A therapist once asked me if it was my responsibility to make other’s love me?  I said with confidence, “yes, of course”.  She told me something I have never forgotten, “no, it’s not responsibility to make other’s love you, it is your responsibility, your job to love yourself”.  I remember being completely stunned.  It was so true!  It made me feel guilty about the cruel way that I treated myself.  Weeks went by, and I started to forget this phrase.  The secret is to constantly remind yourself.  At first, it mentally will make sense, but your emotions might not always follow.  After you “deprogram” your brain and reprogram that it is your responsibility to love yourself, not to make other’s love you, it will start to be one of your beliefs.


As a child, abuse taught me that I was unlovable, so why love myself?  Anxiety and depression crept in and told me that I could not love myself and I would have to work harder to make people like me.  All this programmed my brain that it was my job to make people like me, and it didn't matter what I thought about myself.  Through therapy, I am trying to reprogram my beliefs to treat myself with the utmost care and to reduce the constant need to please people. Therapy is helping me learn to love myself.

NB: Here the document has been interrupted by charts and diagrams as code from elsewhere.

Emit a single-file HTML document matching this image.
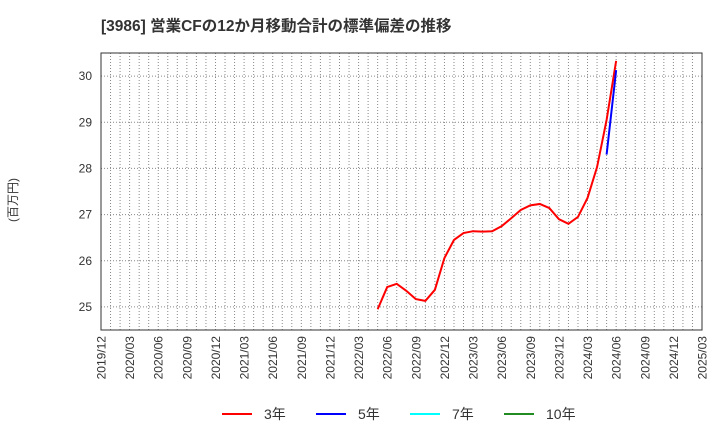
<!DOCTYPE html>
<html><head><meta charset="utf-8"><style>
body{margin:0;background:#fff;font-family:"Liberation Sans","Noto Sans CJK JP",sans-serif;}
</style></head><body>
<svg id="chart" width="720" height="440" xmlns="http://www.w3.org/2000/svg" style="font-family:'Liberation Sans','Noto Sans CJK JP',sans-serif">
<text x="101" y="31" font-size="15.5" font-weight="bold" fill="#333">[3986]  営業CFの12か月移動合計の標準偏差の推移</text>
<text transform="translate(17,200) rotate(-90)" text-anchor="middle" font-size="12" fill="#333">(百万円)</text>
<g id="grid"></g><g id="series"></g><g id="axes"></g>
<g font-size="14" fill="#333">
<line x1="222" y1="414" x2="252" y2="414" stroke="#f00" stroke-width="2"/><text x="264" y="419">3年</text>
<line x1="316" y1="414" x2="346" y2="414" stroke="#00f" stroke-width="2"/><text x="358" y="419">5年</text>
<line x1="410" y1="414" x2="440" y2="414" stroke="#0ff" stroke-width="2"/><text x="452" y="419">7年</text>
<line x1="504" y1="414" x2="534" y2="414" stroke="#228b22" stroke-width="2"/><text x="546" y="419">10年</text>
</g>
</svg>
<script>
const xTickLabels=["2019/12","2020/03","2020/06","2020/09","2020/12","2021/03","2021/06","2021/09","2021/12","2022/03","2022/06","2022/09","2022/12","2023/03","2023/06","2023/09","2023/12","2024/03","2024/06","2024/09","2024/12","2025/03"];
const yTicks=[25,26,27,28,29,30];
const start3=29; // months since 2019/12
const s3=[24.95,25.43,25.5,25.35,25.17,25.13,25.37,26.06,26.45,26.6,26.64,26.63,26.64,26.75,26.92,27.1,27.2,27.23,27.14,26.9,26.8,26.95,27.36,28.03,29.05,30.33];
const start5=53;
const s5=[28.3,30.13];
const L=101,R=702,T=53,B=330,yMin=24.5,yMax=30.5,nM=63;
const xs=m=>L+(R-L)*m/nM, ys=v=>B-(B-T)*(v-yMin)/(yMax-yMin);
const NS="http://www.w3.org/2000/svg";
function mk(t,a,p){const e=document.createElementNS(NS,t);for(const k in a)e.setAttribute(k,a[k]);p.appendChild(e);return e;}
const g=document.getElementById('grid'),ax=document.getElementById('axes'),se=document.getElementById('series');
for(let m=1;m<nM;m++){const l=mk('line',{x1:xs(m),x2:xs(m),y1:T,y2:B,stroke:'#888','stroke-dasharray':'1,2'},g);

}
yTicks.forEach(v=>{const l=mk('line',{x1:L,x2:R,y1:ys(v),y2:ys(v),stroke:'#888','stroke-dasharray':'1,2'},g);


const t=mk('text',{x:L-9,y:ys(v)+4,'text-anchor':'end','font-size':12,fill:'#333'},ax);t.textContent=v;

});
xTickLabels.forEach((s,i)=>{const x=xs(i*3);const t=mk('text',{transform:`translate(${x+4.5},336) rotate(-90)`,'text-anchor':'end','font-size':12,fill:'#333'},ax);t.textContent=s;

});
const fr=mk('rect',{x:L,y:T,width:R-L,height:B-T,fill:'none',stroke:'#333'},ax);


function line(arr,st,col,name){const p=mk('polyline',{points:arr.map((v,i)=>xs(st+i)+','+ys(v)).join(' '),fill:'none',stroke:col,'stroke-width':2},se);

}
line(s3,start3,'#f00','series-3y');
line(s5,start5,'#00f','series-5y');
</script>
</body></html>
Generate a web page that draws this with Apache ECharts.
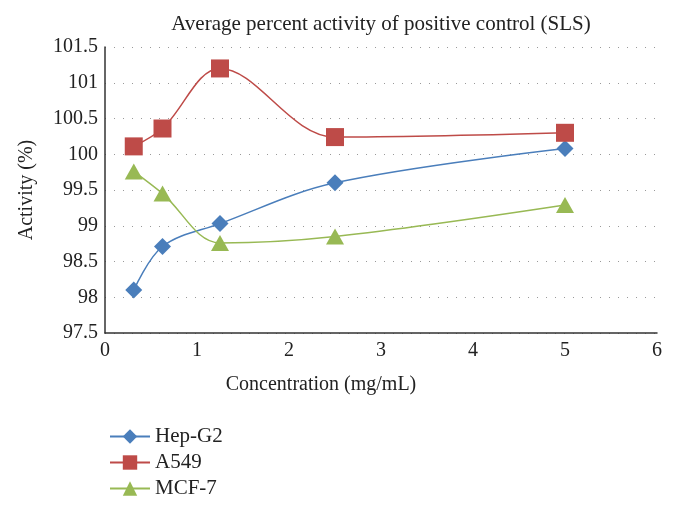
<!DOCTYPE html>
<html>
<head>
<meta charset="utf-8">
<title>SLS activity</title>
<script src="https://cdn.jsdelivr.net/npm/echarts@6/dist/echarts.min.js"></script>
<style>
html, body { margin: 0; padding: 0; background: #fff; }
#main { width: 674px; height: 511px; }
</style>
</head>
<body>
<div id="main"></div>
<script type="text/javascript">
// 数据
var concentrations = [0.3125, 0.625, 1.25, 2.5, 5];
var hepG2 = [98.10, 98.71, 99.03, 99.60, 100.08];
var a549 = [100.11, 100.36, 101.20, 100.24, 100.30];
var mcf7 = [99.76, 99.45, 98.76, 98.85, 99.29];
var seriesNames = ['Hep-G2', 'A549', 'MCF-7'];

function pairs(ys) {
    return concentrations.map(function (x, i) { return [x, ys[i]]; });
}

var font = 'Liberation Serif';
var myChart = echarts.init(document.getElementById('main'));

var option = {
    backgroundColor: '#fff',
    animation: false,
    title: {
        text: 'Average percent activity of positive control (SLS)',
        left: 376,
        textAlign: 'center',
        top: 9,
        textStyle: { fontFamily: font, fontWeight: 'normal', fontSize: 21, color: '#222' }
    },
    grid: { left: 105, right: 17, top: 47, bottom: 178 },
    legend: {
        orient: 'vertical',
        left: 104,
        top: 421,
        itemGap: 5,
        itemWidth: 40,
        itemHeight: 18,
        data: seriesNames,
        textStyle: { fontFamily: font, fontSize: 21, color: '#222' }
    },
    xAxis: {
        type: 'value',
        min: 0, max: 6, interval: 1,
        name: 'Concentration (mg/mL)',
        nameLocation: 'middle',
        nameGap: 42,
        nameTextStyle: { fontFamily: font, fontSize: 20, color: '#222', padding: [0, 120, 0, 0] },
        axisLine: { lineStyle: { color: '#333', width: 1.5 } },
        axisTick: { show: false },
        axisLabel: { fontFamily: font, fontSize: 20, color: '#222', margin: 8 },
        splitLine: { show: false }
    },
    yAxis: {
        type: 'value',
        min: 97.5, max: 101.5, interval: 0.5,
        name: 'Activity (%)',
        nameLocation: 'middle',
        nameGap: 68,
        nameTextStyle: { fontFamily: font, fontSize: 20, color: '#222' },
        axisLine: { show: true, lineStyle: { color: '#333', width: 1.5 } },
        axisTick: { show: false },
        axisLabel: { fontFamily: font, fontSize: 20, color: '#222', margin: 7 },
        splitLine: { show: true, lineStyle: { color: '#999', type: [1, 8], width: 1.2 } }
    },
    series: [
        {
            name: seriesNames[0], type: 'line', smooth: 0.35,
            data: pairs(hepG2),
            symbol: 'diamond', symbolSize: [17, 17],
            itemStyle: { color: '#4A7EBB' },
            lineStyle: { color: '#4A7EBB', width: 1.5 }
        },
        {
            name: seriesNames[1], type: 'line', smooth: 0.35,
            data: pairs(a549),
            symbol: 'rect', symbolSize: 18,
            itemStyle: { color: '#BE4B48' },
            lineStyle: { color: '#BE4B48', width: 1.5 }
        },
        {
            name: seriesNames[2], type: 'line', smooth: 0.35,
            data: pairs(mcf7),
            symbol: 'triangle', symbolSize: [18, 16],
            itemStyle: { color: '#98B954' },
            lineStyle: { color: '#98B954', width: 1.5 }
        }
    ]
};

myChart.setOption(option);
</script>
</body>
</html>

The mantra might seem uncaring and selfish to some people.  Yes, if some people had this mantra, it might not be a good thing.  They might interpret it as saying that they have the right to be cruel to others, and that “loving yourself” means always getting what you want.  For those people who are like me, sensitive and anxious, it does not mean any of those things.  It gives you the permission not to people please and to be compassionate and kind to yourself.


Your responsibility is to love yourself.